Bosch Fellow in Public Policy - Class of Spring 2004


Daniel Benjamin was sworn in as Coordinator for Counterterrorism at the Department of State with the rank of Ambassador-at-Large on May 28, 2009. At the time of his Academy fellowship, Benjamin was a senior fellow at the Center for Strategic and International Studies in the International Security Program. Prior to joining CSIS, in January 2001, he was Jennings Randolph Senior Fellow at the US Institute of Peace. From 1994 to 1999, he served on the National Security Council staff.

 

Before entering the government, Benjamin was Berlin bureau chief for the Wall Street Journal.

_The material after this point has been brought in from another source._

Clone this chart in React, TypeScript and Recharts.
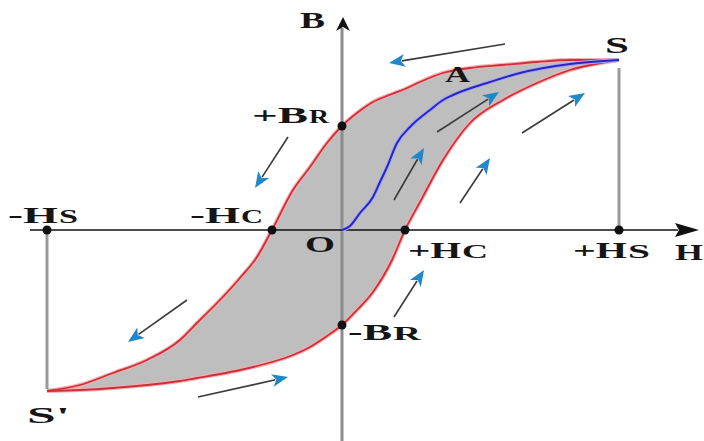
import React from 'react';
import { ComposedChart, Area, Line, XAxis, YAxis, ReferenceLine, ReferenceDot } from 'recharts';

// Field strength H (common grid for both branches of the loop)
const H_GRID = [-295, -262, -229, -195, -162, -145, -122, -102, -85, -70, -49, -32, -15, 0, 15, 31, 50, 63, 78, 101, 128, 161, 195, 228, 277];
// Descending branch (S -> +Br -> -Hc -> S')
const UPPER_B = [-161, -155, -143, -130, -110, -93, -70, -48, -27, 0, 40, 63, 87, 104, 117, 128, 136, 141, 148, 157, 162, 165, 168, 170, 170];
// Ascending branch (S' -> -Br -> +Hc -> S)
const LOWER_B = [-161, -160, -158, -155, -151, -148, -144, -140, -136, -132, -125, -117, -106, -95, -80, -62, -30, 0, 28, 70, 107, 130, 147, 160, 170];

// Initial magnetisation curve O -> S
const VIRGIN_H = [0, 8, 18, 31, 38, 45, 55, 68, 88, 101, 111, 145, 178, 228, 277];
const VIRGIN_B = [0, 4, 17, 33, 48, 63, 87, 103, 120, 130, 135, 147, 157, 166, 170];

// Key points
const HS_POS = 277;
const HS_NEG = -295;
const HC_POS = 63;
const HC_NEG = -70;
const BR_POS = 104;
const BR_NEG = -95;
const BS_POS = 170;
const BS_NEG = -161;

// Direction arrows [fromH, fromB, toH, toB]
const FLOW_ARROWS = [
  [163, 186, 47, 167],
  [-54, 93, -87, 42],
  [95, 98, 157, 138],
  [180, 97, 243, 137],
  [52, 30, 82, 82],
  [118, 27, 148, 72],
  [52, -87, 82, -40],
  [-155, -70, -214, -112],
  [-144, -167, -54, -147],
];

// Label texts: main text, small-caps suffix, anchor (start, baseline)
const LABELS = [
  { main: 'B', sub: '', h: -42, b: 202, mw: 25, sw: 0 },
  { main: 'S', sub: '', h: 263, b: 177, mw: 24, sw: 0 },
  { main: 'A', sub: '', h: 103, b: 148, mw: 25, sw: 0 },
  { main: '+B', sub: 'R', h: -90, b: 107, mw: 56, sw: 20 },
  { main: '-H', sub: 'S', h: -334, b: 7, mw: 50, sw: 19 },
  { main: '-H', sub: 'C', h: -152, b: 7, mw: 50, sw: 22 },
  { main: 'O', sub: '', h: -37, b: -22, mw: 30, sw: 0 },
  { main: '+H', sub: 'C', h: 66, b: -28, mw: 53, sw: 26 },
  { main: '+H', sub: 'S', h: 231, b: -28, mw: 54, sw: 22 },
  { main: 'H', sub: '', h: 333, b: -30, mw: 28, sw: 0 },
  { main: '-B', sub: 'R', h: 6, b: -110, mw: 44, sw: 28 },
  { main: "S'", sub: '', h: -315, b: -193, mw: 43, sw: 0 },
];

const loopData = H_GRID.map((h, i) => ({ h, upper: UPPER_B[i], lower: LOWER_B[i] }));
const virginData = VIRGIN_H.map((h, i) => ({ h, b: VIRGIN_B[i] }));

const makeArrow = (shaft: string, head: string, headLen: number, headW: number, shaftW: number) => (p: any) => {
  const { x1, y1, x2, y2 } = p;
  const ang = Math.atan2(y2 - y1, x2 - x1);
  const c = Math.cos(ang);
  const s = Math.sin(ang);
  const bx = x2 - headLen * c;
  const by = y2 - headLen * s;
  const nx = -s * headW / 2;
  const ny = c * headW / 2;
  return (
    <g>
      {shaftW > 0.1 ? <line x1={x1} y1={y1} x2={bx + 3 * c} y2={by + 3 * s} stroke={shaft} strokeWidth={shaftW} /> : null}
      <polygon points={`${x2},${y2} ${bx + nx},${by + ny} ${bx + 4 * c},${by + 4 * s} ${bx - nx},${by - ny}`} fill={head} />
    </g>
  );
};

const flowArrow = makeArrow('#3a3a3a', '#2088c8', 16, 13, 1.6);
const axisArrowH = makeArrow('#111', '#111', 24, 14, 1.6);
const axisArrowV = makeArrow('#111', '#111', 14, 14, 0);

const FONT = "'Liberation Serif', 'Times New Roman', serif";

const labelShape = (l: any) => (p: any) => (
  <g>
    <text x={p.cx} y={p.cy} fontFamily={FONT} fontWeight="bold" fill="#151515" fontSize={24} textLength={l.mw} lengthAdjust="spacingAndGlyphs">
      {l.main}
    </text>
    {l.sub ? (
      <text x={p.cx + l.mw + 1} y={p.cy} fontFamily={FONT} fontWeight="bold" fill="#151515" fontSize={18} textLength={l.sw} lengthAdjust="spacingAndGlyphs">
        {l.sub}
      </text>
    ) : null}
  </g>
);

export default function App() {
  return (
    <div style={{ position: 'absolute', left: 0, top: 0, background: '#fff' }}>
      <ComposedChart width={704} height={441} data={loopData} margin={{ top: 0, right: 0, bottom: 0, left: 0 }}>
        <XAxis type="number" dataKey="h" domain={[-342, 362]} allowDataOverflow hide />
        <YAxis type="number" domain={[-211, 230]} allowDataOverflow hide width={0} />
        <Area
          type="monotone"
          dataKey={(d: any) => [d.lower, d.upper]}
          fill="#bebebe"
          fillOpacity={1}
          stroke="#f2b0b0"
          strokeWidth={4}
          isAnimationActive={false}
          dot={false}
          activeDot={false}
        />
        {/* drop lines */}
        <ReferenceLine segment={[{ x: HS_POS, y: BS_POS - 8 }, { x: HS_POS, y: 0 }]} stroke="#999" strokeWidth={3} />
        <ReferenceLine segment={[{ x: HS_NEG, y: 0 }, { x: HS_NEG, y: BS_NEG + 2 }]} stroke="#999" strokeWidth={3} />
        {/* vertical axis */}
        <ReferenceLine segment={[{ x: 0, y: -211 }, { x: 0, y: 202 }]} stroke="#8c8c8c" strokeWidth={3} />
        <ReferenceLine segment={[{ x: 1, y: 198 }, { x: 1, y: 213 }]} shape={axisArrowV} />
        {/* horizontal axis */}
        <ReferenceLine segment={[{ x: -312, y: 0 }, { x: 357, y: 0 }]} shape={axisArrowH} />
        <Line type="monotone" dataKey="upper" stroke="#cf2f3a" strokeWidth={1.8} dot={false} activeDot={false} isAnimationActive={false} />
        <Line type="monotone" dataKey="lower" stroke="#cf2f3a" strokeWidth={1.8} dot={false} activeDot={false} isAnimationActive={false} />
        <Line data={virginData} type="monotone" dataKey="b" stroke="#a8a8f0" strokeWidth={4} dot={false} activeDot={false} isAnimationActive={false} />
        <Line data={virginData} type="monotone" dataKey="b" stroke="#2626c8" strokeWidth={2} dot={false} activeDot={false} isAnimationActive={false} />
        {FLOW_ARROWS.map((a, i) => (
          <ReferenceLine key={'a' + i} segment={[{ x: a[0], y: a[1] }, { x: a[2], y: a[3] }]} shape={flowArrow} />
        ))}
        {[
          [HS_NEG, 0], [HC_NEG, 0], [HC_POS, 0], [HS_POS, 0], [0, BR_POS], [0, BR_NEG],
        ].map((d, i) => (
          <ReferenceDot key={'d' + i} x={d[0]} y={d[1]} r={4.5} fill="#111" stroke="none" />
        ))}
        {LABELS.map((l, i) => (
          <ReferenceDot key={'l' + i} x={l.h} y={l.b} r={0} shape={labelShape(l)} />
        ))}
      </ComposedChart>
    </div>
  );
}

He is a frequent columnist for the international edition of Time. He is a co-author of The Age of Sacred Terror (2002) which documents the rise of Al-Qaeda and religiously motivated terrorism, as well as America’s efforts to combat that threat. The Age of Sacred Terror was selected as a Notable Book of 2002 by the New York Times and the Washington Post.

 

Benjamin holds degrees from Harvard University and Oxford University, where he was a Marshall Scholar. Benjamin was director of the Center on the United States and Europe and a Senior Fellow in Foreign Policy Studies at the Brookings Institution from December 2006 to May 2009. He is editor of America and the World in the Age of Terror: A New Landscape of in International Relations (CSIS, 2005).